Data based on personal recall 50 years after the event is always open to doubt. In this case, popular belief that the machine was delivered and installed on 3 July, is disproved by Whitelaw Reid’s correspondence books in the Library of Congress. A letter to his wife, dated 2 July 1886, stated: ‘Machine here and working beautifully. On farm next Thursday.’ A memo dated 3 July 1886, confirmed that he would leave New York next Wednesday [7 July] – but made no mention of the new machine.

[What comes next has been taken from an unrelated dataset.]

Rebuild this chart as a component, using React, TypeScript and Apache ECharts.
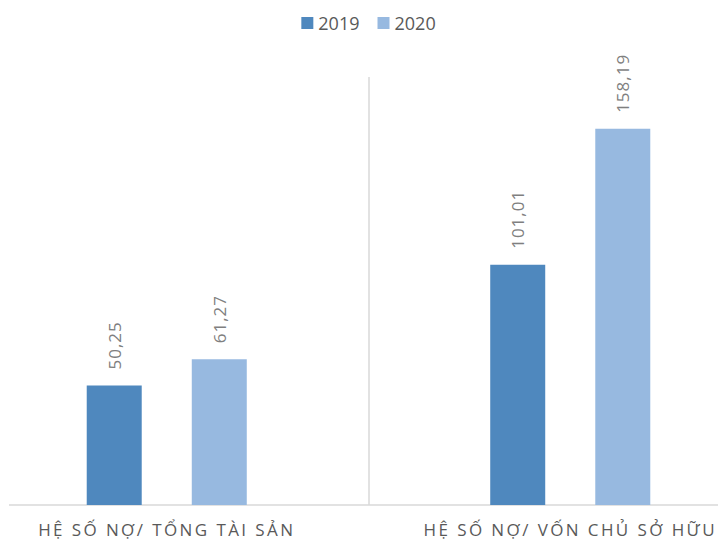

When asked about the new machine Reid refused to give details until it had been thoroughly tested. On 9 September 1886, his secretary wrote to Henry P. Hay, First Auditor’s Office, Washington, to say that the new ‘type-setting machine’ is doubtless the machine for casting ‘linotypes’ from moulds of letters. This machine, the property of the National Typographic Co and the invention of Ottmar Mergenthaler, is not yet on the market, and is still being perfected. When ready for introduction, you will have no difficulty in getting particulars. This was possibly the first use of the word linotype, but applied to the printing surface, not the machine. Reid sent a similar reply to a John Doran on 17 September 1886.

 

In November 1886, the Tribune Book of Open Air Sports was offered for sale to Tribune readers, by subscription only. A review in December, after the lists had closed, stated that the print was clear and attractive and that it was the first product in book form of the Mergenthaler machine which wholly supersedes the use of movable type. It was published in January 1887 and carried the message about the Mergenthaler machine on the reverse of the title page. The Tribune carried no further information about Mergenthaler or the Linotype until 19 May 1889.